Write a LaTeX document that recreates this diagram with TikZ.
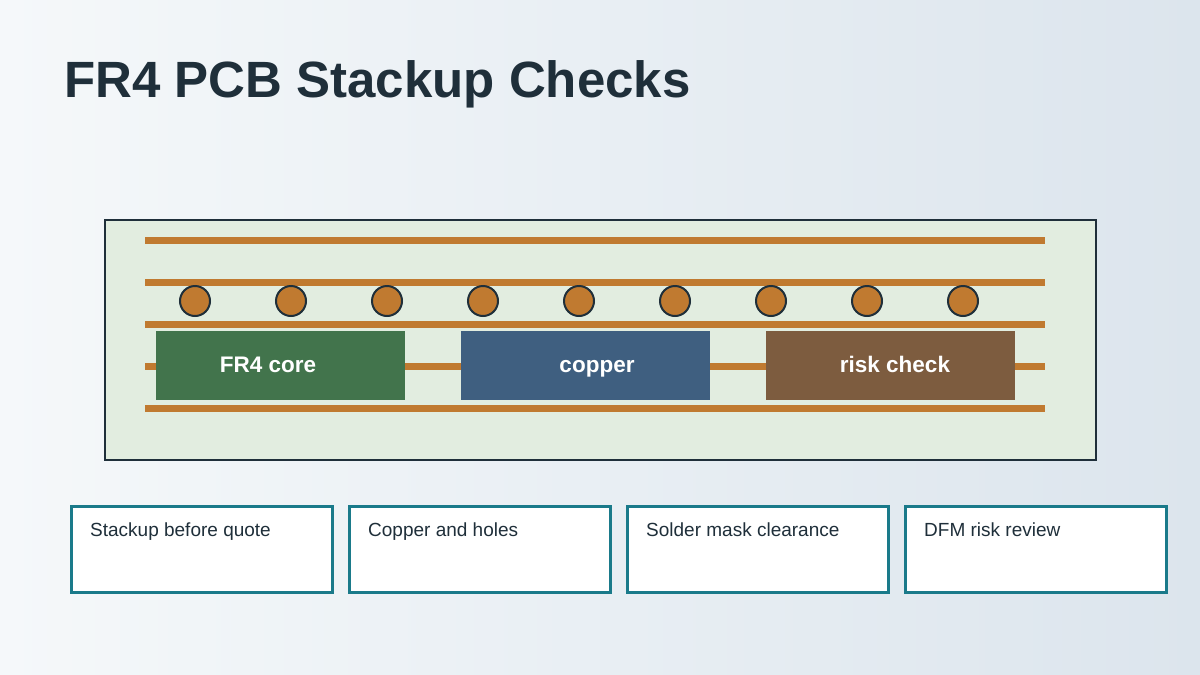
\documentclass[tikz,border=0pt]{standalone}
\usepackage{fontspec}
\setmainfont{Liberation Sans}
\definecolor{bgl}{HTML}{F5F8FA}
\definecolor{bgr}{HTML}{DCE5ED}
\definecolor{dark}{HTML}{1F2F3A}
\definecolor{cu}{HTML}{C07A30}
\definecolor{boardfill}{HTML}{E2EDE0}
\definecolor{gr}{HTML}{42744C}
\definecolor{bl}{HTML}{3F5F80}
\definecolor{br}{HTML}{7D5C3F}
\definecolor{teal}{HTML}{1A7A8A}
\begin{document}
\begin{tikzpicture}[x=1pt,y=-1pt,
  trace/.style={cu,line width=7pt},
  via/.style={circle,draw=dark,line width=2pt,fill=cu,minimum size=30pt,inner sep=0pt},
  blk/.style={minimum width=249pt,minimum height=69pt,inner sep=0pt},
  blktxt/.style={anchor=base,inner sep=0pt,text=white,font=\fontsize{22.5}{26}\selectfont\bfseries},
  card/.style={draw=teal,line width=3pt,fill=white,minimum width=261pt,minimum height=86pt,inner sep=0pt},
  cardtxt/.style={anchor=base west,inner sep=0pt,font=\fontsize{19}{22}\selectfont,text=dark}]
\shade[left color=bgl,right color=bgr] (0,0) rectangle (1200,675);
\useasboundingbox (0,0) rectangle (1200,675);
\node[anchor=base west,text=dark,font=\fontsize{51}{58}\selectfont\bfseries,inner sep=0pt] (title) at (64,97) {FR4 PCB Stackup Checks};
\node[draw=dark,line width=2pt,fill=boardfill,minimum width=991pt,minimum height=240pt,inner sep=0pt] (board) at (600.5,340) {};
\foreach \y/\n in {240/a,282/b,324/c,366/d,408/e}{
  \coordinate (l\n) at (145,\y); \coordinate (r\n) at (1045,\y);
  \draw[trace] (l\n) -- (r\n);}
\foreach \k in {0,...,8}{\node[via] (v\k) at ({195+96*\k},301) {};}
\node[blk,fill=gr] (core) at (280,365.5) {};
\node[blk,fill=bl] (copper) at (585.5,365.5) {};
\node[blk,fill=br] (risk) at (890.5,365.5) {};
\node[blktxt] (coret) at (268,372) {FR4 core};
\node[blktxt] (coppert) at (597,372) {copper};
\node[blktxt] (riskt) at (895,372) {risk check};
\foreach \x/\t/\n in {70/Stackup before quote/c1,348/Copper and holes/c2,626/Solder mask clearance/c3,904/DFM risk review/c4}{
  \node[card,anchor=north west] (\n) at (\x,505) {};
  \node[cardtxt] (\n t) at ([shift={(20,31)}]\n.north west) {\t};}
\end{tikzpicture}
\end{document}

* * * *

* SET PROBLEM
Give an exact copy of the material, leaving out every picture.

* EXPECTED ANSWER
Write a LaTeX document that recreates this diagram with TikZ.
\documentclass[tikz,border=0pt]{standalone}
\usepackage{fontspec}
\setmainfont{Liberation Sans}
\definecolor{bgl}{HTML}{F5F8FA}
\definecolor{bgr}{HTML}{DCE5ED}
\definecolor{dark}{HTML}{1F2F3A}
\definecolor{cu}{HTML}{C07A30}
\definecolor{boardfill}{HTML}{E2EDE0}
\definecolor{gr}{HTML}{42744C}
\definecolor{bl}{HTML}{3F5F80}
\definecolor{br}{HTML}{7D5C3F}
\definecolor{teal}{HTML}{1A7A8A}
\begin{document}
\begin{tikzpicture}[x=1pt,y=-1pt,
  trace/.style={cu,line width=7pt},
  via/.style={circle,draw=dark,line width=2pt,fill=cu,minimum size=30pt,inner sep=0pt},
  blk/.style={minimum width=249pt,minimum height=69pt,inner sep=0pt},
  blktxt/.style={anchor=base,inner sep=0pt,text=white,font=\fontsize{22.5}{26}\selectfont\bfseries},
  card/.style={draw=teal,line width=3pt,fill=white,minimum width=261pt,minimum height=86pt,inner sep=0pt},
  cardtxt/.style={anchor=base west,inner sep=0pt,font=\fontsize{19}{22}\selectfont,text=dark}]
\shade[left color=bgl,right color=bgr] (0,0) rectangle (1200,675);
\useasboundingbox (0,0) rectangle (1200,675);
\node[anchor=base west,text=dark,font=\fontsize{51}{58}\selectfont\bfseries,inner sep=0pt] (title) at (64,97) {FR4 PCB Stackup Checks};
\node[draw=dark,line width=2pt,fill=boardfill,minimum width=991pt,minimum height=240pt,inner sep=0pt] (board) at (600.5,340) {};
\foreach \y/\n in {240/a,282/b,324/c,366/d,408/e}{
  \coordinate (l\n) at (145,\y); \coordinate (r\n) at (1045,\y);
  \draw[trace] (l\n) -- (r\n);}
\foreach \k in {0,...,8}{\node[via] (v\k) at ({195+96*\k},301) {};}
\node[blk,fill=gr] (core) at (280,365.5) {};
\node[blk,fill=bl] (copper) at (585.5,365.5) {};
\node[blk,fill=br] (risk) at (890.5,365.5) {};
\node[blktxt] (coret) at (268,372) {FR4 core};
\node[blktxt] (coppert) at (597,372) {copper};
\node[blktxt] (riskt) at (895,372) {risk check};
\foreach \x/\t/\n in {70/Stackup before quote/c1,348/Copper and holes/c2,626/Solder mask clearance/c3,904/DFM risk review/c4}{
  \node[card,anchor=north west] (\n) at (\x,505) {};
  \node[cardtxt] (\n t) at ([shift={(20,31)}]\n.north west) {\t};}
\end{tikzpicture}
\end{document}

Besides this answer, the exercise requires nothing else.